Vaccine passports to be required for large events in Scotland

Similar plans are already set to be introduced in England from next month

COVID-19 vaccine passports are set to be required for large events in Scotland from later this year, Nicola Sturgeon has announced.

Cases have been surging in the country in recent days, with 6,400 new COVID cases reported yesterday (September 2) and 17 deaths.

The new scheme, which is set to be introduced later this month, will be signed off by MSPs next week.


The rules mean that fans over the age of 18 will need to show proof of double vaccination to be admitted entry to nightclubs, unseated live music events with more than 500 capacity, unseated outdoor gigs with more than 4,000 capacity, or any event with a capacity of over 10,000.

A number of large music events in Scotland are set to be held over the next month, including Glasgow’s TRNSMT Festival, which was delayed from its original July date and will now take place on Glasgow Green across the weekend of September 10-12.

TRNSMT Festival.

The Scottish scheme is similar to the plan for vaccine passports in England. The English scheme was first announced in July, but there had been speculation that it would be dropped following backlash from industry leaders, as well as some MPs.

This week, however, a spokesperson for Prime Minister Boris Johnson has confirmed that the scheme will go ahead as originally planned.

“We set out broadly our intention to require our vaccination for nightclubs and some other settings and we’ll be coming forward in the coming weeks with details for that,” they said.

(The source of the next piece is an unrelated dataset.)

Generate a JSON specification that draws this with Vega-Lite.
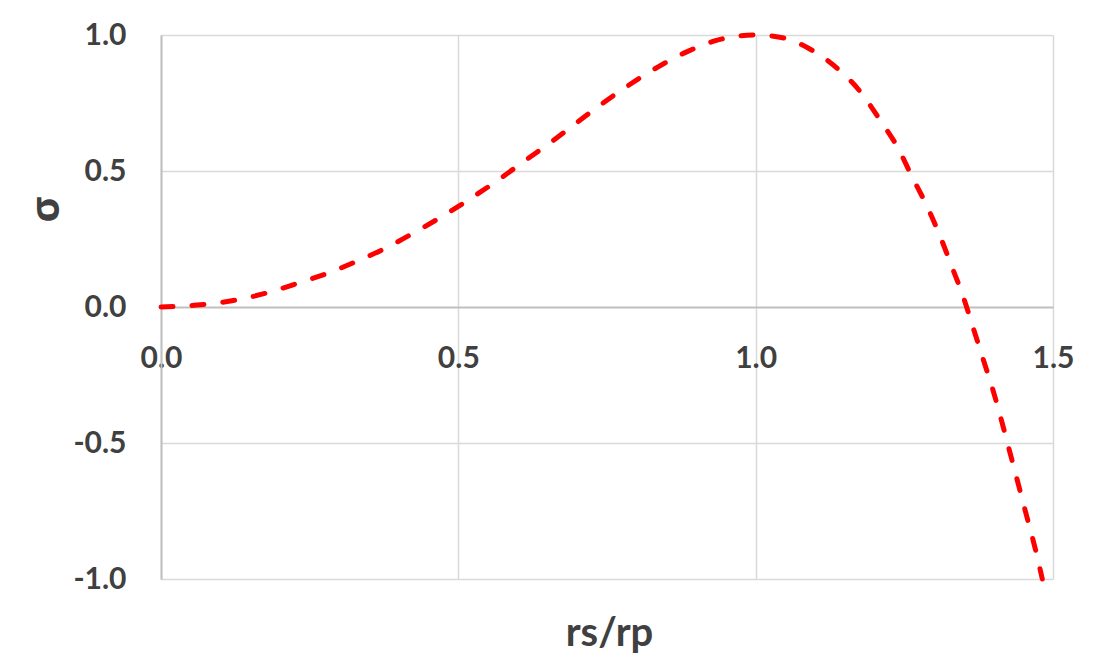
{
  "$schema": "https://vega.github.io/schema/vega-lite/v6.json",
  "width": 892,
  "height": 544,
  "autosize": {"type": "none"},
  "padding": {"left": 161, "top": 35, "right": 55, "bottom": 79},
  "background": "#ffffff",
  "config": {"view": {"stroke": null}},
  "data": {"values": [
    {"x": 0, "y": 0},
    {"x": 0.06, "y": 0.007},
    {"x": 0.119, "y": 0.023},
    {"x": 0.175, "y": 0.05},
    {"x": 0.228, "y": 0.086},
    {"x": 0.284, "y": 0.127},
    {"x": 0.329, "y": 0.168},
    {"x": 0.38, "y": 0.219},
    {"x": 0.427, "y": 0.275},
    {"x": 0.475, "y": 0.336},
    {"x": 0.52, "y": 0.398},
    {"x": 0.567, "y": 0.467},
    {"x": 0.612, "y": 0.538},
    {"x": 0.657, "y": 0.608},
    {"x": 0.7, "y": 0.679},
    {"x": 0.744, "y": 0.751},
    {"x": 0.789, "y": 0.819},
    {"x": 0.836, "y": 0.883},
    {"x": 0.884, "y": 0.938},
    {"x": 0.937, "y": 0.982},
    {"x": 1.0, "y": 1.0},
    {"x": 1.043, "y": 0.991},
    {"x": 1.094, "y": 0.945},
    {"x": 1.139, "y": 0.874},
    {"x": 1.178, "y": 0.786},
    {"x": 1.209, "y": 0.688},
    {"x": 1.239, "y": 0.586},
    {"x": 1.263, "y": 0.479},
    {"x": 1.288, "y": 0.371},
    {"x": 1.31, "y": 0.261},
    {"x": 1.33, "y": 0.148},
    {"x": 1.349, "y": 0.038},
    {"x": 1.366, "y": -0.078},
    {"x": 1.383, "y": -0.195},
    {"x": 1.399, "y": -0.305},
    {"x": 1.414, "y": -0.422},
    {"x": 1.428, "y": -0.538},
    {"x": 1.442, "y": -0.654},
    {"x": 1.456, "y": -0.771},
    {"x": 1.47, "y": -0.887},
    {"x": 1.482, "y": -1.0}
  ]},
  "mark": {"type": "line", "color": "#ff0000", "strokeWidth": 5, "strokeDash": [12, 19], "strokeCap": "round", "interpolate": "monotone", "clip": false},
  "encoding": {
    "x": {
      "field": "x", "type": "quantitative",
      "scale": {"domain": [0, 1.5], "nice": false, "zero": false},
      "axis": {
        "values": [0, 0.5, 1, 1.5], "format": ".1f",
        "grid": true, "gridColor": "#d9d9d9", "gridWidth": 1.5,
        "domain": false, "ticks": false,
        "labelPadding": -236, "labelBaseline": "top",
        "labelFont": "Lato", "labelFontSize": 30, "labelFontWeight": "bold", "labelColor": "#404040",
        "labelFlush": false, "labelOverlap": false,
        "title": "rs/rp", "titleFont": "Lato", "titleFontSize": 40, "titleFontWeight": "bold", "titleColor": "#404040",
        "titleX": 448, "titleY": 66, "titleBaseline": "alphabetic", "titleAlign": "center"
      }
    },
    "y": {
      "field": "y", "type": "quantitative",
      "scale": {"domain": [-1, 1], "nice": false, "zero": false},
      "axis": {
        "values": [-1, -0.5, 0, 0.5, 1],
        "labelExpr": "replace(format(datum.value, '.1f'), '\u2212', '-')",
        "grid": true,
        "gridColor": {"condition": {"test": "datum.value === 0", "value": "#bfbfbf"}, "value": "#d9d9d9"},
        "gridWidth": {"condition": {"test": "datum.value === 0", "value": 2}, "value": 1.5},
        "domain": true, "domainColor": "#bfbfbf", "domainWidth": 2,
        "ticks": false, "labelPadding": 35,
        "labelFont": "Lato", "labelFontSize": 30, "labelFontWeight": "bold", "labelColor": "#404040",
        "labelFlush": false, "labelOverlap": false,
        "title": "σ", "titleFont": "Open Sans", "titleFontSize": 40, "titleFontWeight": "bold", "titleColor": "#404040",
        "titleAngle": -90, "titleX": -115, "titleY": 174, "titleAlign": "center", "titleBaseline": "middle"
      }
    }
  }
}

The news has been met with criticism from the Night Time Industries Association (NTIA), who said in a statement that the announcement is “disappointing as it will cripple the industry.”

NTIA CEO Michael Kill said: “Surely the government can see this is not workable. The challenges are endless, and the sector will be hit extremely hard by this decision, embroiled in discrimination cases, staffing and supply chain shortages, tourism and so on.